With a Glimpse of an eye: Identifying Chart Patterns

by Tom Black
With a Glimpse of an eye: Identifying Chart Patterns

In trading, no matter how experienced one is, no one can quite predict what a specific market will do at a specific time in the future with any guarantee. This is one of the reasons why a market analysis is important, as it deals with probabilities, rather than predictions. For a lot of traders, this requires them to analyze charts to find patterns that are a reflection of what people have done in the same scenarios in the past. As human behavior and price history are two concepts that have a tendency to repeat, one can easily extrapolate the probability of predictable patterns of price behavior just by examining the tracks that the prices leave on a chart. 

The Blank Chart

The Blank Chart

The above chart is a blank one, and contrary to what others might say, it still provides us with some valuable insights. The above chart uses candlesticks to display price information. In August, the chart shows that the price starts an upward trend. If one were to draw a line under the major valleys, it will be straight. Since it follows the line of the trend, it’s called a trend line. 

The above chart suggests that the uptrend is about to end. To know how far the price can drop, it’s necessary to look at chart patterns. The price scale seen in the chart tells us that the stock has more than doubled in value within a year. A trader who purchased the stock near the August low and sold near the March high would’ve gained tremendously. 

The Blank Chart

The above chart is the same as the one before, only with some added lines. The chart almost resembles an up sloping staircase with horizontal treads. The price goes below the diagonal trendline at a few points but not for long. The price either climbs above the diagonal line or directly rests on it.

In the above chart, the period from September to November is the only time where the price has the potential to make good contact with the line above it. 

Connecting Valleys

Connecting Valleys

Another good way to work with chart patterns is by searching for valleys that bottom near the same price. We are using the same chart as the one we used in the connecting peaks example. The lower right inset of the above chart is an example of what we call a double bottom.  There are two valleys, “E” and “F” that are both near the same price level. 

Look for valleys that bottom near the same price. Draw a horizontal trendline along the valleys as seen above (B). The price rests on it and does not close below the line even though some of the lows can poke through.  Thus, B is an example of the alignment of multiple valleys to form a trend line. Look for two valleys near the same price and any other valleys that can reside near the same price. 

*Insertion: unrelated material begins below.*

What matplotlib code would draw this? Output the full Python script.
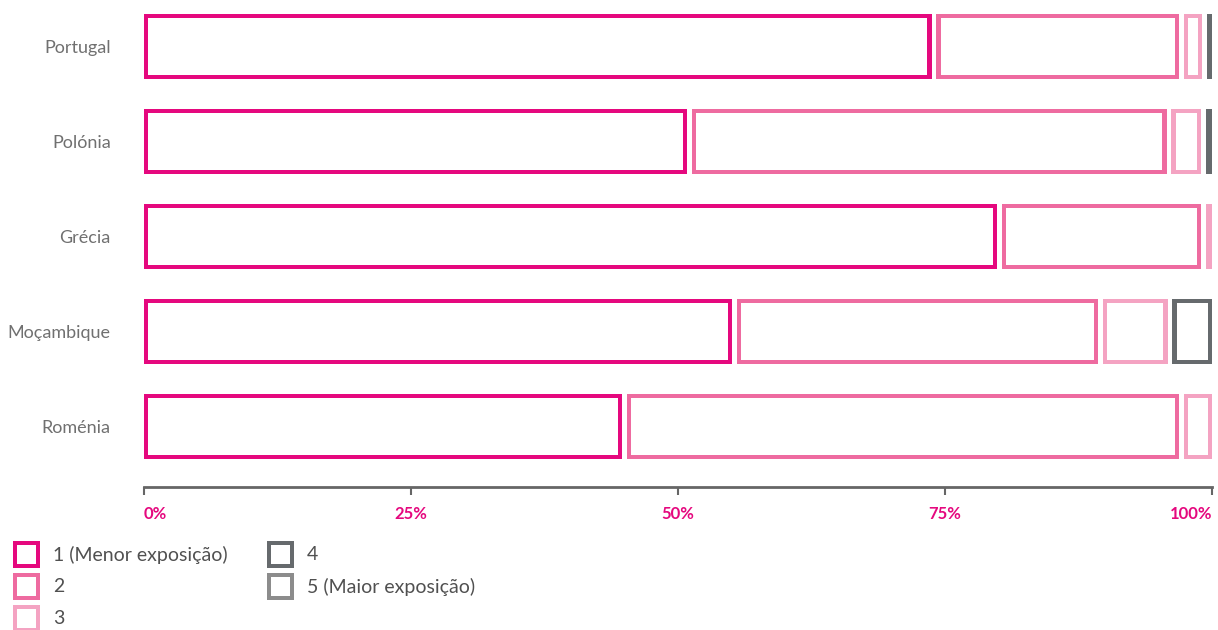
import matplotlib.pyplot as plt
from matplotlib.patches import Rectangle

countries = ['Portugal', 'Polónia', 'Grécia', 'Moçambique', 'Roménia']
nivel1 = [74.2, 51.3, 80.3, 55.5, 45.2]
nivel2 = [23.2, 44.9, 19.1, 34.3, 52.2]
nivel3 = [2.1, 3.2, 0.6, 6.5, 2.6]
nivel4 = [0.5, 0.6, 0.0, 3.7, 0.0]
nivel5 = [0.0, 0.0, 0.0, 0.0, 0.0]
series = [nivel1, nivel2, nivel3, nivel4, nivel5]
legend_labels = ['1 (Menor exposição)', '2', '3', '4', '5 (Maior exposição)']
colors = ['#e5087e', '#ee6ba0', '#f4a3c2', '#666a6d', '#8c8c8c']
tick_vals = [0, 25, 50, 75, 100]
tick_labels = ['0%', '25%', '50%', '75%', '100%']

plt.rcParams['font.family'] = ['Lato', 'DejaVu Sans']

W, H = 1218, 630
fig = plt.figure(figsize=(W / 100, H / 100), dpi=100)
x0, x1 = 144, 1212
y_top, y_axis = 0, 487
ax = fig.add_axes([x0 / W, (H - y_axis) / H, (x1 - x0) / W, (y_axis - y_top) / H])

row = 95.0
first_center = 46.5
ax.set_xlim(0, 100)
ax.set_ylim((y_axis - first_center) / row, -first_center / row)

px_x = 100 / (x1 - x0)
px_y = 1 / row
lw_px = 4.2
gap_px = 4.8
bar_h = 65 * px_y


def hollow(ax, left, width, yc, color):
    if width <= 0:
        return
    bottom = yc - bar_h / 2
    ax.add_patch(Rectangle((left, bottom), width, bar_h, facecolor=color, edgecolor='none'))
    iw = width - 2 * lw_px * px_x
    ih = bar_h - 2 * lw_px * px_y
    if iw > 0:
        ax.add_patch(Rectangle((left + lw_px * px_x, bottom + lw_px * px_y), iw, ih,
                               facecolor='white', edgecolor='none'))


for i, c in enumerate(countries):
    start = 0.0
    for s, vals in enumerate(series):
        v = vals[i]
        if v <= 0:
            continue
        end = start + v
        w = v - gap_px * px_x if end < 99.9 else v
        hollow(ax, start, w, i, colors[s])
        start = end

ax.set_yticks(range(len(countries)))
ax.set_yticklabels(countries, fontsize=13, color='#707070')
ax.tick_params(axis='y', length=0, pad=24)
ax.set_xticks(tick_vals)
ax.set_xticklabels(tick_labels, fontsize=12, color='#e5087e', fontweight='bold')
ax.tick_params(axis='x', length=6, width=1.5, color='#666666', pad=8)
xl = ax.get_xticklabels()
xl[0].set_ha('left')
xl[-1].set_ha('right')
for sp in ['top', 'right', 'left']:
    ax.spines[sp].set_visible(False)
ax.spines['bottom'].set_color('#666666')
ax.spines['bottom'].set_linewidth(2)

# legend
lax = fig.add_axes([0, 0, 1, 1])
lax.set_xlim(0, W)
lax.set_ylim(H, 0)
lax.axis('off')
positions = [(13, 541), (13, 573), (13, 605), (267, 541), (267, 573)]
sq = 27
for (lx, ly), col, lab in zip(positions, colors, legend_labels):
    lax.add_patch(Rectangle((lx, ly), sq, sq, facecolor=col, edgecolor='none'))
    lax.add_patch(Rectangle((lx + 4, ly + 4), sq - 8, sq - 8, facecolor='white', edgecolor='none'))
    lax.text(lx + sq + 13, ly + sq / 2, lab, fontsize=14, color='#505050', va='center', ha='left')

fig.savefig('out.png', dpi=100, facecolor='white')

If there are multiple peaks stopping near the same price level, you can look towards valleys situated between the peaks to get a better clue about their type. These patterns can be anything such as an ascending triangle, a broadening pattern, or a triple top. On the other hand, if there are several valleys at a similar price, it can be a broadening pattern, a descending triangle, or a triple bottom.

Patterns With Curves

Patterns such as inverted and ascending scallops are all formed with curved lines. The price trends in a straight line after which it rounds over at the top. It then retraces a portion of the prior profit. 

Patterns With Curves

The above chart shows inverted and ascending scallops which are in the shape of an upside down bowl. A surprising quality about these setups is that they tend to get shorter as they approach a trend change. This does not happen all the time, as there are times when they can get taller. 

Scallops come in four types: Ascending, Descending, Inverted and Non-inverted. You should thus check for peaks and valleys that form turns. 

Other examples of patterns with curves include the rounding top and bottom as well as the cup with handle patterns. As a trader, always look for curves on the price chart. To form chart patterns, connect those curves with imaginary lines. 

Connecting Peaks

Connecting Peaks

You should look to spot multiple peaks at or near the same price. In the above chart pattern, a chart pattern called a double top is highlighted by the twin peaks in the upper left inset.  The tops “C” and “D” both peak near the same price. If there were three peaks found near the same price, the setup could become a triple top. 

Thus, in this approach, you have to carefully monitor the chart to find out peaks at or near the same price. Always begin constructing any chart pattern by visually finding peaks sharing similar prices. Here, the two peaks that top out near the same price have a possibility of forming a double-top. 

The line “A” is a horizontal trendline that connects the peaks. Trendlines can slope in any direction, with some of them being curved as well.  Here the price touches the top line multiple times. It does not close above the top line until after the end of the line where price catches a thermal and soars. When the price breaks out of the chart pattern and closes above the top trendline, it is known as a chart pattern breakout. 

Final Thoughts

Traders who are starting out or have just started trading for a few months should always learn how to train their eyes to detect chart patterns. You can start by looking for peaks forming near the same price, which could either be double tops or triple tops. There are others which can use curves so look for peaks to round over or valleys that round up. These chart patterns are generally more difficult to spot as compared to straight lines.